> _Supplied data_
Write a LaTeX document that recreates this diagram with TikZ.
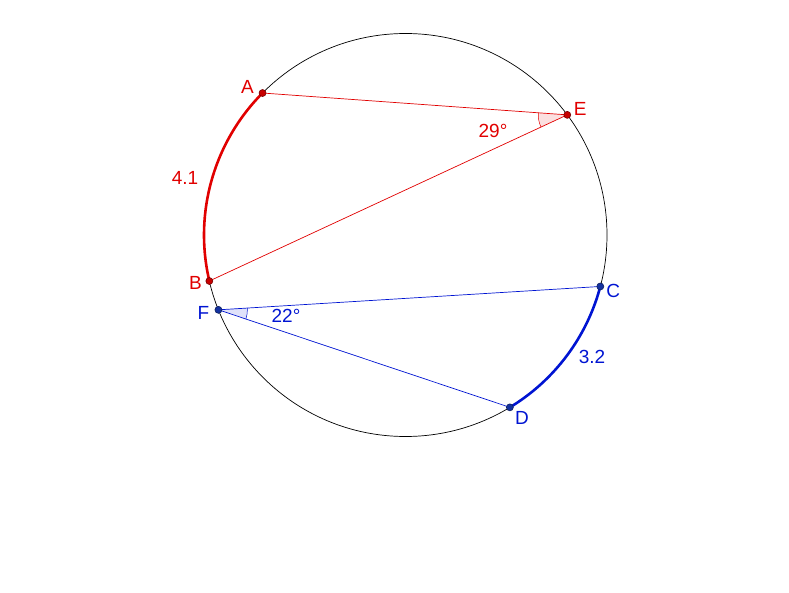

--

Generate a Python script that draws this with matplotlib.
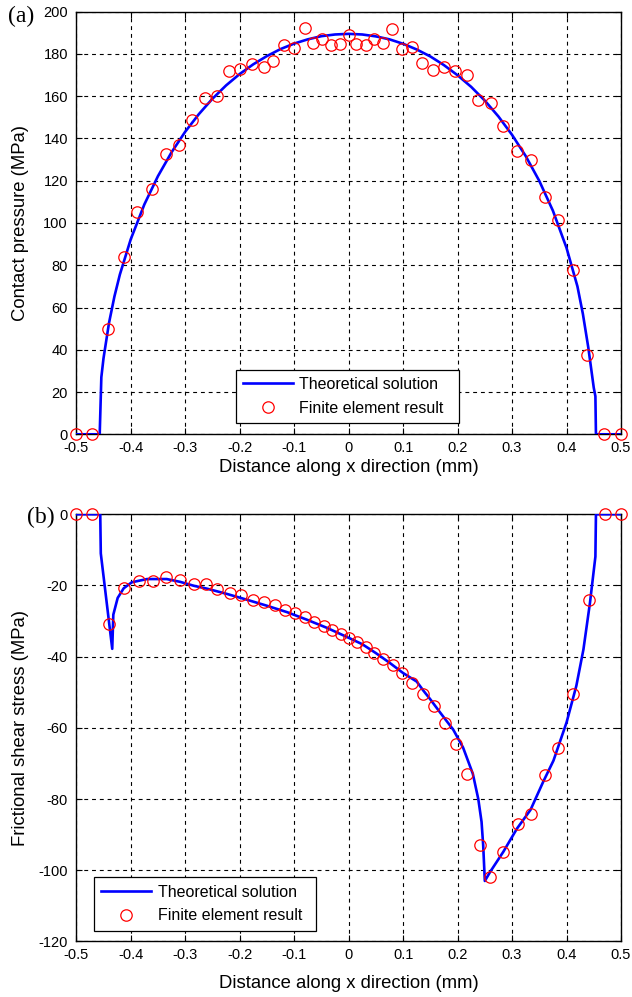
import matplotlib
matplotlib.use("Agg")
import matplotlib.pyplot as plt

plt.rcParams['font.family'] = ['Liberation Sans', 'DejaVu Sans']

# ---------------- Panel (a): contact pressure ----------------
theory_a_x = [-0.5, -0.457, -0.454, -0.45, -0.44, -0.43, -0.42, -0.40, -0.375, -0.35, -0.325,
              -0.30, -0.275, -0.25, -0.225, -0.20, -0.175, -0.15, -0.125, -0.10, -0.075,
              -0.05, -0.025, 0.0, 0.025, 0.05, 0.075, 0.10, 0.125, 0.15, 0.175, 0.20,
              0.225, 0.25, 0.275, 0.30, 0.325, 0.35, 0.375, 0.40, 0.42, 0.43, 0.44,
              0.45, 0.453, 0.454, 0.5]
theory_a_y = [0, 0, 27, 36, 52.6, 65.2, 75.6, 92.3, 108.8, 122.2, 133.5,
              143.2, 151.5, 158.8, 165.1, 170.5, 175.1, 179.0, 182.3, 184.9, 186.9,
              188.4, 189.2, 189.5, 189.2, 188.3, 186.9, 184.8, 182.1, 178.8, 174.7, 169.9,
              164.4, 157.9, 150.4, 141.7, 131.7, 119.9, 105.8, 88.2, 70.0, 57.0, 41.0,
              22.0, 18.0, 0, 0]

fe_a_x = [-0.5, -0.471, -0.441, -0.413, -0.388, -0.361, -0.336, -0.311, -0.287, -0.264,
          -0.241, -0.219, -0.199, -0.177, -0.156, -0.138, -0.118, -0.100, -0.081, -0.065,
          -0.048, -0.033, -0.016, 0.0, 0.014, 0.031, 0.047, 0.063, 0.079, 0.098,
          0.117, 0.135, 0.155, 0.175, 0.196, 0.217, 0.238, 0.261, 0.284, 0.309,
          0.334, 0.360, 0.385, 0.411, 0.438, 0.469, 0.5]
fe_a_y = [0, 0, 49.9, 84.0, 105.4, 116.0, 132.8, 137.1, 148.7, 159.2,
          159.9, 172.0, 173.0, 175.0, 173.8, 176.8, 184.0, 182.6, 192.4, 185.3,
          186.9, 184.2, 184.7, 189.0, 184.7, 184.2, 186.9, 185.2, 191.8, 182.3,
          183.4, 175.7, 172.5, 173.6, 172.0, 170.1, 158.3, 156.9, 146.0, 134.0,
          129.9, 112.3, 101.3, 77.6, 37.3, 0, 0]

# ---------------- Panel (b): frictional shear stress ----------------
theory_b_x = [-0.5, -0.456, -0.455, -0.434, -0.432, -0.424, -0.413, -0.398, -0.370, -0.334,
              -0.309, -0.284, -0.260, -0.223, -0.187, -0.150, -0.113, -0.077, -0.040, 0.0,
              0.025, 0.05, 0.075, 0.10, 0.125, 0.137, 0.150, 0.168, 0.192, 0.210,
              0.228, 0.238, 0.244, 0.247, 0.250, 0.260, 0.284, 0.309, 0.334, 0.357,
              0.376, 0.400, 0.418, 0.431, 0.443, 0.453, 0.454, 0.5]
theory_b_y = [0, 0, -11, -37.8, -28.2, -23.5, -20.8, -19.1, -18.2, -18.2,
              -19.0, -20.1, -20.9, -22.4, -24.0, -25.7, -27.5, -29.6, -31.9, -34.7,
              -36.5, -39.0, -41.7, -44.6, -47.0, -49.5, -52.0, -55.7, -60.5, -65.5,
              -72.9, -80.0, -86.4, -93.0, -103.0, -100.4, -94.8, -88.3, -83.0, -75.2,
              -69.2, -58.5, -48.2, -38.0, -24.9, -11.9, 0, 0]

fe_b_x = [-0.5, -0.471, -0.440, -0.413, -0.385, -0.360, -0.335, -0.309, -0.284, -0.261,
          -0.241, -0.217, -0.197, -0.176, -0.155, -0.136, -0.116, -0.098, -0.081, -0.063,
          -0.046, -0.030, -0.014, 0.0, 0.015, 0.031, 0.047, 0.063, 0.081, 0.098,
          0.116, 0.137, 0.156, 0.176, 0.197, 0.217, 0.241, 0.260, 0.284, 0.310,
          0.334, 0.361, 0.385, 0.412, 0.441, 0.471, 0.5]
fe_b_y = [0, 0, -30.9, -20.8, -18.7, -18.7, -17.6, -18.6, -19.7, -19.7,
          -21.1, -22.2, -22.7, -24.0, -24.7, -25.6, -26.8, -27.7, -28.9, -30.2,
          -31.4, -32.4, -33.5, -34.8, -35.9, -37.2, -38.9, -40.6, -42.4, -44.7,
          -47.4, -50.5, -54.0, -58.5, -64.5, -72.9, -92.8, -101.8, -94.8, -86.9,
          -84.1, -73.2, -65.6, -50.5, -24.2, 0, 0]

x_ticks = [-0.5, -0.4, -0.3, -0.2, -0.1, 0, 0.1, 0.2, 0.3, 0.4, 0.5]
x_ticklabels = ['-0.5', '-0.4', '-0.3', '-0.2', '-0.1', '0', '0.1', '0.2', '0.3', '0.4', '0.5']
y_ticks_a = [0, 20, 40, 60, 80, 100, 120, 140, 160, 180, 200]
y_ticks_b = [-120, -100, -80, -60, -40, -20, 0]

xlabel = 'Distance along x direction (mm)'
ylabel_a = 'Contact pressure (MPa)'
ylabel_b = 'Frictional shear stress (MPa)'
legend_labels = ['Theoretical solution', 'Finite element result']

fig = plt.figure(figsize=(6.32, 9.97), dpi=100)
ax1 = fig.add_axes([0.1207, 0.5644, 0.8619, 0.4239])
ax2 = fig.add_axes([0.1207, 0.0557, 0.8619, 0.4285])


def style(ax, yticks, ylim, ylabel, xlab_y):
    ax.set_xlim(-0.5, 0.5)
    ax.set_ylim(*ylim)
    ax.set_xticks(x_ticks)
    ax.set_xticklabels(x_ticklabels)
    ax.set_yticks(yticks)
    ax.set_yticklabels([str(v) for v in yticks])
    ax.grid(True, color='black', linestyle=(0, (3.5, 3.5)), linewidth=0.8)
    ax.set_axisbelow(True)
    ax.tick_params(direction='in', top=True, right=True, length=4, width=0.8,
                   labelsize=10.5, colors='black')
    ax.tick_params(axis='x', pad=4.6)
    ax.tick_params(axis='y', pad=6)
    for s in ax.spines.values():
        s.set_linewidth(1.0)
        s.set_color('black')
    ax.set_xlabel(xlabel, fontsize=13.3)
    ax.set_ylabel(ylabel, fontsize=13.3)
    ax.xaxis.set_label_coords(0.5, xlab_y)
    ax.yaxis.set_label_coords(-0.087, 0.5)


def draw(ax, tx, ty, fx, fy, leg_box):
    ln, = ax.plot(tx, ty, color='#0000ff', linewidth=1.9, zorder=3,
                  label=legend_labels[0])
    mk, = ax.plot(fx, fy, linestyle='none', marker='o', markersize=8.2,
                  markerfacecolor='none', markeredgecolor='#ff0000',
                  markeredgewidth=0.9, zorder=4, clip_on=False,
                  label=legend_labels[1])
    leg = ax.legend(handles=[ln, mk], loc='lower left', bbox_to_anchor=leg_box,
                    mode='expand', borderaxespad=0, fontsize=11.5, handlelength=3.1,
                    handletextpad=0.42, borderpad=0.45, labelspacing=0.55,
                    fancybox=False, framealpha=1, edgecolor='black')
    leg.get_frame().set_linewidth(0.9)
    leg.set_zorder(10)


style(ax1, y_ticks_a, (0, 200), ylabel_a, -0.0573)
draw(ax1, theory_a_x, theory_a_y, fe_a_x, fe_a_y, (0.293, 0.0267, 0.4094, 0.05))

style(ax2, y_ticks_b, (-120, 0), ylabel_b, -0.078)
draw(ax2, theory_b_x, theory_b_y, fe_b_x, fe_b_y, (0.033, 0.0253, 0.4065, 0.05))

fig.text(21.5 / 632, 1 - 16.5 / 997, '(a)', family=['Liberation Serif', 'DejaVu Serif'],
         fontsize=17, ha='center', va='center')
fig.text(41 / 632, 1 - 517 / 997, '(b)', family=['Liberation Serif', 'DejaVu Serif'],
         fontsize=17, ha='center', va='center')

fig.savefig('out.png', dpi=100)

--

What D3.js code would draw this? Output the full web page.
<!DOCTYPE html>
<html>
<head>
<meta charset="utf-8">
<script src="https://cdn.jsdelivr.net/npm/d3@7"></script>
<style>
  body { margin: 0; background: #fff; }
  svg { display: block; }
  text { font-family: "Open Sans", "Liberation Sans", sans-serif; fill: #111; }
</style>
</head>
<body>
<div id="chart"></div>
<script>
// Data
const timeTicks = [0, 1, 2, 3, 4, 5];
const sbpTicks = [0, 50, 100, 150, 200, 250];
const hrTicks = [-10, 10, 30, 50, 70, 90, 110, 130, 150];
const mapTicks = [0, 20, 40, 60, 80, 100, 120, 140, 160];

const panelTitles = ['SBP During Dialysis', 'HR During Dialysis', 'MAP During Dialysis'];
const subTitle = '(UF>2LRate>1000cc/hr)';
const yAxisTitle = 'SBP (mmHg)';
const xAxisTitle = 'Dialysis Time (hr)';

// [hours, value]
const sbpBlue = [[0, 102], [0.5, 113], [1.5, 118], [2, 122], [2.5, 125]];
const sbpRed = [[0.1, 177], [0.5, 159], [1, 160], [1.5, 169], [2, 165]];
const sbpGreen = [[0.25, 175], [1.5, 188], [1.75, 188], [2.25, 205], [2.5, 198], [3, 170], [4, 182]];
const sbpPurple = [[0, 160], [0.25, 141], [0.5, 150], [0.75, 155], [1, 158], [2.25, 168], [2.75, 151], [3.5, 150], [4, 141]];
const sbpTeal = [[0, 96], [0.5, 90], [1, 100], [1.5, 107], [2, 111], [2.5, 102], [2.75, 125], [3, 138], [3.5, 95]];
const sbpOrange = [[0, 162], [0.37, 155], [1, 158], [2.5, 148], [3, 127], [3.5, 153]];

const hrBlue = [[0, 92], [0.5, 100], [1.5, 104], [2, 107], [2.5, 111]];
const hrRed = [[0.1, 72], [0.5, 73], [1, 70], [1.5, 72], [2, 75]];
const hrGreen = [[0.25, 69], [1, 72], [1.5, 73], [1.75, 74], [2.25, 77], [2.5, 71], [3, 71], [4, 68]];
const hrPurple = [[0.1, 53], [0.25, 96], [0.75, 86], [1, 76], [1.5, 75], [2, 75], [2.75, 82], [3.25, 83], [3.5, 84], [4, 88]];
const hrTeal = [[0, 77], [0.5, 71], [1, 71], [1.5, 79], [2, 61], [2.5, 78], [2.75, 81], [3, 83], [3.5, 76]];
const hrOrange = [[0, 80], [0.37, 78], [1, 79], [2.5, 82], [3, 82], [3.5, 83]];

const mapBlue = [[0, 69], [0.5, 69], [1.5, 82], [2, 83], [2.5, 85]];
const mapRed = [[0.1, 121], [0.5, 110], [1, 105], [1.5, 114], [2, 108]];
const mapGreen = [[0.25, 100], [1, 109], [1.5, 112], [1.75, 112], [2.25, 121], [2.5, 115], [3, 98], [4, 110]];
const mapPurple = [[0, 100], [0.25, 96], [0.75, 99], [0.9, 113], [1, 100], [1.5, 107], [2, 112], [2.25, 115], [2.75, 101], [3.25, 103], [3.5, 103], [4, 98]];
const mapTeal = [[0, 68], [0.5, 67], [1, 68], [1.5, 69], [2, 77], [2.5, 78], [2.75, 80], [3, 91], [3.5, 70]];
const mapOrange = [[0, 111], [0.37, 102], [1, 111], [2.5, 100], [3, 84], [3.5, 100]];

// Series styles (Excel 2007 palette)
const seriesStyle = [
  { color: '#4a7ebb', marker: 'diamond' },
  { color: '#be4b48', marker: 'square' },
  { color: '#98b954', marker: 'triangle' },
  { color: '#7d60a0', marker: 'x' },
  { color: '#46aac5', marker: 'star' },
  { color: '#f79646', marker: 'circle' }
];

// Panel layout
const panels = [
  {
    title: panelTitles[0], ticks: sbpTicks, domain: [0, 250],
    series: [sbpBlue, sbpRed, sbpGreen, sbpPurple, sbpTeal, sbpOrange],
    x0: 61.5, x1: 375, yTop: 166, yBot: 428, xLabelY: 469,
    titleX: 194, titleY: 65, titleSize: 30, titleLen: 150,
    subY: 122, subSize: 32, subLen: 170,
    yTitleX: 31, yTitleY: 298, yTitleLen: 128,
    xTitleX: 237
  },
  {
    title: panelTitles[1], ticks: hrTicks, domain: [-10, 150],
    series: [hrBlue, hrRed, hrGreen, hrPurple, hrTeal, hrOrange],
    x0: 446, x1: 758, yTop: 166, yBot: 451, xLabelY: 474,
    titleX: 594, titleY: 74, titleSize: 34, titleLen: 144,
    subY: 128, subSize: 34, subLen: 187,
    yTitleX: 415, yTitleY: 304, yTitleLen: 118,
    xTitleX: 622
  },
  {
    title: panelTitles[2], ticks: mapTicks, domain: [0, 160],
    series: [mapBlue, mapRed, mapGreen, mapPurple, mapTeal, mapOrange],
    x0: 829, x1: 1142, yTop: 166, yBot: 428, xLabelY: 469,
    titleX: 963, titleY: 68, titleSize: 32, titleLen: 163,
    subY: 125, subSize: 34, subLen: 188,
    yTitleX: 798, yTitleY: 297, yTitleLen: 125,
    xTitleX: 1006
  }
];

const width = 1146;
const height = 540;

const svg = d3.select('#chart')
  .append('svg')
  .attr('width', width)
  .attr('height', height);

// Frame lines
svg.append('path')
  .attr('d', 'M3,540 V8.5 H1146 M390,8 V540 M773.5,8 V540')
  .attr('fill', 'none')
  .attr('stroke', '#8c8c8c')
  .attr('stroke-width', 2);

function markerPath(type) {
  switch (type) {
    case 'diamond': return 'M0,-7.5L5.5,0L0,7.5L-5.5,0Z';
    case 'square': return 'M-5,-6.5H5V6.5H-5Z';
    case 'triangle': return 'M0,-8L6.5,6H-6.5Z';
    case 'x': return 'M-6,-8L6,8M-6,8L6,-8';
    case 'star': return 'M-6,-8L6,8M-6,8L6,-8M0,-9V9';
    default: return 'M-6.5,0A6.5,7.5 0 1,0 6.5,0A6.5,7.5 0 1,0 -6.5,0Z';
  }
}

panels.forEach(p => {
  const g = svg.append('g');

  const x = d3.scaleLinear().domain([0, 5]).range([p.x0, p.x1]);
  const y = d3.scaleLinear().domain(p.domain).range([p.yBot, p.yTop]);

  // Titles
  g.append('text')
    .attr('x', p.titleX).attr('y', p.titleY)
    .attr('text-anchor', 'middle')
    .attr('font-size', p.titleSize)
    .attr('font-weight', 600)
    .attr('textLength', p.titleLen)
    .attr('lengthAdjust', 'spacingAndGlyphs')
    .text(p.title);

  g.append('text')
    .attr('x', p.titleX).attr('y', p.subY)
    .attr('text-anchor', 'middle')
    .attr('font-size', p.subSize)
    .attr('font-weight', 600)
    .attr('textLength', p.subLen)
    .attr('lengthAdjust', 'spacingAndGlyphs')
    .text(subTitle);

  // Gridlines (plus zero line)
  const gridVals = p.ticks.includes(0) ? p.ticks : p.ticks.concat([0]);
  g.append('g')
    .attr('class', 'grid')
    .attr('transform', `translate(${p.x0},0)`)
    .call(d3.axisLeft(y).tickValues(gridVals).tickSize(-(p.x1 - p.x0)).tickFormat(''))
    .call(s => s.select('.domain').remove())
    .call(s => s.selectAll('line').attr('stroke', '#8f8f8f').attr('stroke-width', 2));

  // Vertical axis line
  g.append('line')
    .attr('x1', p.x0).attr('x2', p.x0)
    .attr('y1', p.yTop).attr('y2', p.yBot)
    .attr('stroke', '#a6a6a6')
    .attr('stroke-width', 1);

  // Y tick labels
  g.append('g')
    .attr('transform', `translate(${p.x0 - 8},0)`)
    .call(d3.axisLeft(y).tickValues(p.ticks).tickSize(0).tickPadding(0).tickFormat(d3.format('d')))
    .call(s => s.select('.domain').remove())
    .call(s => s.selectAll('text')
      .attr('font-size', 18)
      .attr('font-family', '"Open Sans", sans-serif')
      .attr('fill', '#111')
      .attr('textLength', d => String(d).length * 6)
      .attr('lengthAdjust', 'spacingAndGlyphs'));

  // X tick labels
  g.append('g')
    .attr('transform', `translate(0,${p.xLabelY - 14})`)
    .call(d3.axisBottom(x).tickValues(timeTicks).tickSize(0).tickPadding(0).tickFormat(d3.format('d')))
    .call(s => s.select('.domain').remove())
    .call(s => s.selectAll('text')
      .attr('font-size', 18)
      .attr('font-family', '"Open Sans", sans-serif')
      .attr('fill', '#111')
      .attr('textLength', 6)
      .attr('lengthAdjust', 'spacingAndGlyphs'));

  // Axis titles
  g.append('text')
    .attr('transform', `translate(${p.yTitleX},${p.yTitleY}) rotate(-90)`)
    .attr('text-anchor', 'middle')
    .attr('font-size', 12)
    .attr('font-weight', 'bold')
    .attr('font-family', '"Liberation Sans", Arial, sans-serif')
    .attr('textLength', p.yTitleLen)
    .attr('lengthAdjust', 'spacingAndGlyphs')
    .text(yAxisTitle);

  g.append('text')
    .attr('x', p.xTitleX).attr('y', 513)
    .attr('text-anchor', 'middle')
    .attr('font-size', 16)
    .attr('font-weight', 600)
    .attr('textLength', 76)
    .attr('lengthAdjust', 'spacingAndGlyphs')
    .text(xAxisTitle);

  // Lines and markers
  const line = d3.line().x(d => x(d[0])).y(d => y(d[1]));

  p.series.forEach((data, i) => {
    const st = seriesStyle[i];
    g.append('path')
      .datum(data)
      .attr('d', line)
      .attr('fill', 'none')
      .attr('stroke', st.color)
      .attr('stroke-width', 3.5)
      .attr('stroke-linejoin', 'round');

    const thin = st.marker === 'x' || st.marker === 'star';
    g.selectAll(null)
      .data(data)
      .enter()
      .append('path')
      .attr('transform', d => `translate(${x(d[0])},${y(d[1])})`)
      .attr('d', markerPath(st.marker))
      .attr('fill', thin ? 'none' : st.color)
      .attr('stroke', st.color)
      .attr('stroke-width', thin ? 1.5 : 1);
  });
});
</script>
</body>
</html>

> _Set problem_
Skip all pictures. Output only the lines from the one containing "Generate a Python" to the one containing "plt.rcParams['font.family'] = ['Liberation", both lines included.

> _Written response_
Generate a Python script that draws this with matplotlib.
import matplotlib
matplotlib.use("Agg")
import matplotlib.pyplot as plt

plt.rcParams['font.family'] = ['Liberation Sans', 'DejaVu Sans']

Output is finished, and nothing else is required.